Ayer volvió a celebrarse el Belén viviente de mi pueblo natal, Vinuesa. Este año no pude estar presente. Mientras los pueblos y ciudades no pierdan la memoria de sus raíces y celebren la historia, seguirá habiendo identidad y fraternidad. Lo que más cuenta no es la perfección técnica del evento, sino el hecho de que los habitantes de un pueblo se metan como actores de una historia que les seduce y les desborda, que les pertenece y les supera. Cuando en la plaza mayor, empedrada de granito, se levanta un pueblo que recuerda a Belén (con su panadería, carnicería, herrería, etc.) sucede un pequeño milagro. El recuerdo de un estilo de vida que ya no existe recrea unos vínculos que siguen existiendo y que producen futuro.
Pero no se trata de una especie de refugio nostálgico o de una feria de antigüedades. Nada de esto tendría sentido sin la referencia central a Jesús, María y José como protagonistas del evento. Lo más importante no es proyectar imágenes multicolores sobre la fachada de la iglesia, aumentar los decibelios de la música navideña para que la gente baile o compartir castañas asadas, dulces y chocolate caliente, sino recordar que en el origen hay una historia que ha cambiado el mundo. Quizá no se conozca demasiado, tal vez esté reducida a sus trazos más elementales, pero ahí está. Sus intérpretes principales son los niños. Ellos sienten una misteriosa solidaridad con ese Niño que yace sobre un pesebre. A través de él -niño visible como ellos- conectan con el Misterio invisible de Dios.

Mientras las gentes de mi pueblo ponían en marcha el belén viviente, yo paseaba por las calles del centro de Madrid.

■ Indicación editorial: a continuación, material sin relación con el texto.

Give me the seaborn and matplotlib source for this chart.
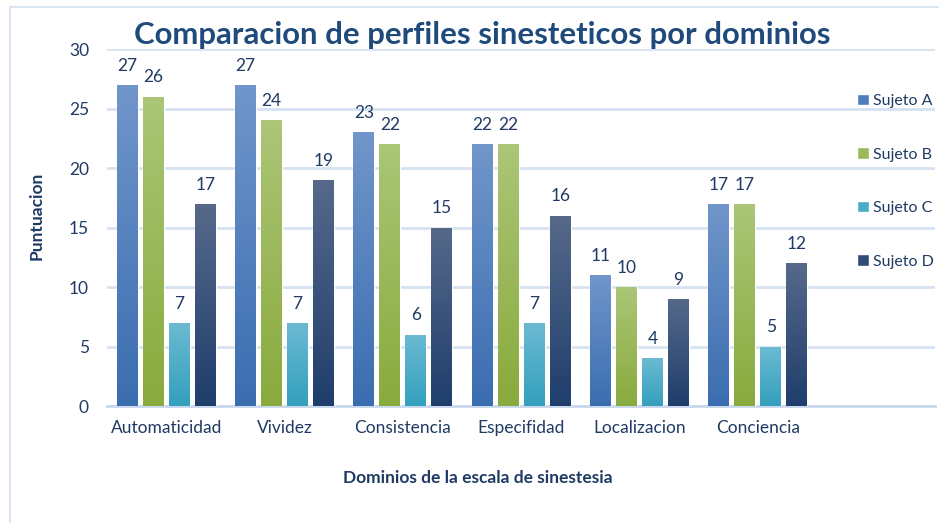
import numpy as np
import pandas as pd
import matplotlib
matplotlib.use("Agg")
import matplotlib.pyplot as plt
from matplotlib.colors import LinearSegmentedColormap
from matplotlib.patches import Rectangle, Patch
import seaborn as sns

categories = ["Automaticidad", "Vividez", "Consistencia", "Especifidad", "Localizacion", "Conciencia"]
series = ["Sujeto A", "Sujeto B", "Sujeto C", "Sujeto D"]
sujeto_a = [27, 27, 23, 22, 11, 17]
sujeto_b = [26, 24, 22, 22, 10, 17]
sujeto_c = [7, 7, 6, 7, 4, 5]
sujeto_d = [17, 19, 15, 16, 9, 12]
y_ticks = [0, 5, 10, 15, 20, 25, 30]

colors_top = ["#7196cb", "#abc677", "#6cbad2", "#56698a"]
colors_bot = ["#3a6db0", "#89aa3d", "#33a0bd", "#1f3e6c"]
colors_mid = ["#4f7fc0", "#9bbb59", "#4bacc6", "#2f4d77"]

df = pd.DataFrame({
    "Dominio": categories * 4,
    "Puntuacion": sujeto_a + sujeto_b + sujeto_c + sujeto_d,
    "Sujeto": sum([[s] * len(categories) for s in series], []),
})

sns.set_theme(style="white")
plt.rcParams["font.family"] = ["Lato", "DejaVu Sans"]
text_color = "#1f3a63"

fig = plt.figure(figsize=(9.39, 5.23), dpi=100)
ax = fig.add_axes([0.114, 0.2237, 0.882, 0.6826])

sns.barplot(data=df, x="Dominio", y="Puntuacion", hue="Sujeto", order=categories,
            hue_order=series, palette=colors_mid, width=0.88, gap=0.2,
            ax=ax, legend=False, zorder=3)

# gradients on bars
for ci, cont in enumerate(ax.containers):
    cmap = LinearSegmentedColormap.from_list(f"g{ci}", [colors_bot[ci], colors_top[ci]])
    for p in cont.patches:
        x0, y0 = p.get_x(), p.get_y()
        w, h = p.get_width(), p.get_height()
        grad = np.linspace(0, 1, 256).reshape(-1, 1)
        im = ax.imshow(grad, extent=[x0, x0 + w, y0, y0 + h], origin="lower",
                       cmap=cmap, aspect="auto", zorder=4)
        im.set_clip_path(p)
    ax.bar_label(cont, padding=8, fontsize=12.5, color=text_color)

ax.set_xlim(-0.5, 6.5)
ax.set_ylim(0, 30)
ax.set_yticks(y_ticks)
ax.set_yticklabels([str(t) for t in y_ticks], fontsize=12.5, color=text_color)
ax.tick_params(axis="y", length=0, pad=13)
ax.tick_params(axis="x", length=0, pad=10, labelsize=12.5, labelcolor=text_color)
ax.set_xticks(range(len(categories)))
ax.set_xticklabels(categories)

ax.yaxis.grid(True, color="#d6e2f1", linewidth=2, zorder=0)
ax.set_axisbelow(True)
for s in ["top", "right", "left"]:
    ax.spines[s].set_visible(False)
ax.spines["bottom"].set_color("#c8d7ec")
ax.spines["bottom"].set_linewidth(2)

ax.set_xlabel("Dominios de la escala de sinestesia", fontsize=12.5, fontweight="bold",
              color=text_color)
ax.set_ylabel("Puntuacion", fontsize=12.5, fontweight="bold", color=text_color)
ax.xaxis.set_label_coords(0.448, -0.179)
ax.yaxis.set_label_coords(-0.075, 0.532)

fig.text(0.514, 0.934, "Comparacion de perfiles sinesteticos por dominios", ha="center",
         va="center", fontsize=22.4, fontweight="bold", color="#1f4a7c")

# legend
handles = [Patch(facecolor=colors_mid[i]) for i in range(4)]
leg = ax.legend(handles, series, loc="center left", bbox_to_anchor=(0.905, 0.63),
                frameon=False, fontsize=11.5, labelspacing=2.45, handlelength=0.75,
                handleheight=0.75, handletextpad=0.3, borderpad=0, borderaxespad=0)
for t in leg.get_texts():
    t.set_color(text_color)

fig.patches.append(Rectangle((0.011, -0.01), 0.995, 0.996, transform=fig.transFigure,
                             fill=False, edgecolor="#dbe6f3", linewidth=1.5))

fig.savefig("out.png", dpi=100)
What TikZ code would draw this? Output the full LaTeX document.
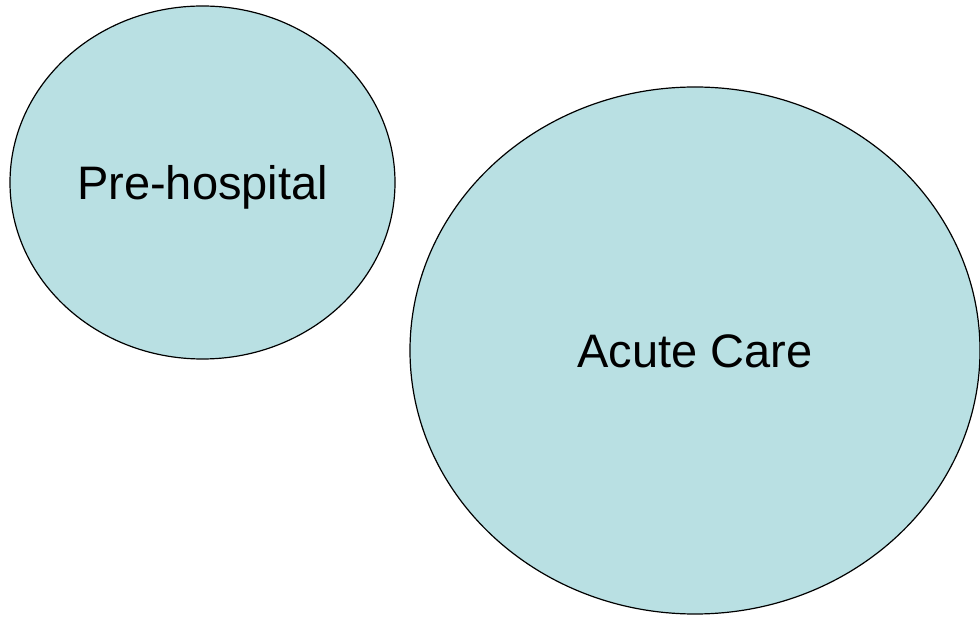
\documentclass[tikz,border=0pt]{standalone}
\usepackage{fontspec}
\setmainfont{Liberation Sans}
\usetikzlibrary{shapes.geometric}
\definecolor{careblue}{RGB}{185,224,227}

\begin{document}
\begin{tikzpicture}[x=1pt,y=1pt,
  bubble/.style={ellipse, draw=black, line width=1.2pt, fill=careblue, inner sep=0pt,
    text height=34pt, text depth=0pt, font=\fontsize{47}{56}\selectfont}]
\useasboundingbox (0,0) rectangle (980,616);
\node[bubble, minimum width=385pt, minimum height=353pt] (pre) at (202.5,433.5) {Pre-hospital};
\node[bubble, minimum width=570pt, minimum height=527pt] (acute) at (695,265.5) {Acute Care};
\end{tikzpicture}
\end{document}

Necesitaba la soledad que produce la marea de gentes para digerir todo lo vivido en una jornada inesperada y rica de significados. Necesitaba contarle a Dios lo que sentía y dejarme curar por su silencio. Necesitaba saber que, en el corazón de los muchos hombres y mujeres que se apiñaban en la Plaza de España y las calles aledañas, se libraban batallas que no podían ser ocultadas por las luces de colores. ¿En cuántos se encendería la llamita de la fe o, por lo menos, del asombro? ¿Cuántos se dejarían sorprender por la verdadera “magia de la Navidad”?
No es fácil responder a estas preguntas porque no todos vemos las cosas del mismo modo. Mientras algunos, por ejemplo, consideran que el concierto de Hakuna en la Puerta del Sol el pasado día 22 fue un signo de fe, otros -me temo que de mi generación- consideran que es un “regreso al cristofascismo” (sic). Está claro que no todos vemos la Navidad con los mismos ojos, pero ¿no sería necesario escuchar las razones más profundas de unos y otros para dejarnos convertir? Por lo general, en aquello que no nos gusta se esconde un reclamo a algo que necesitamos. No siempre es fácil ser consciente de ello porque estamos demasiado seguros de nuestras convicciones. Dejemos que la Navidad las rompa un poco.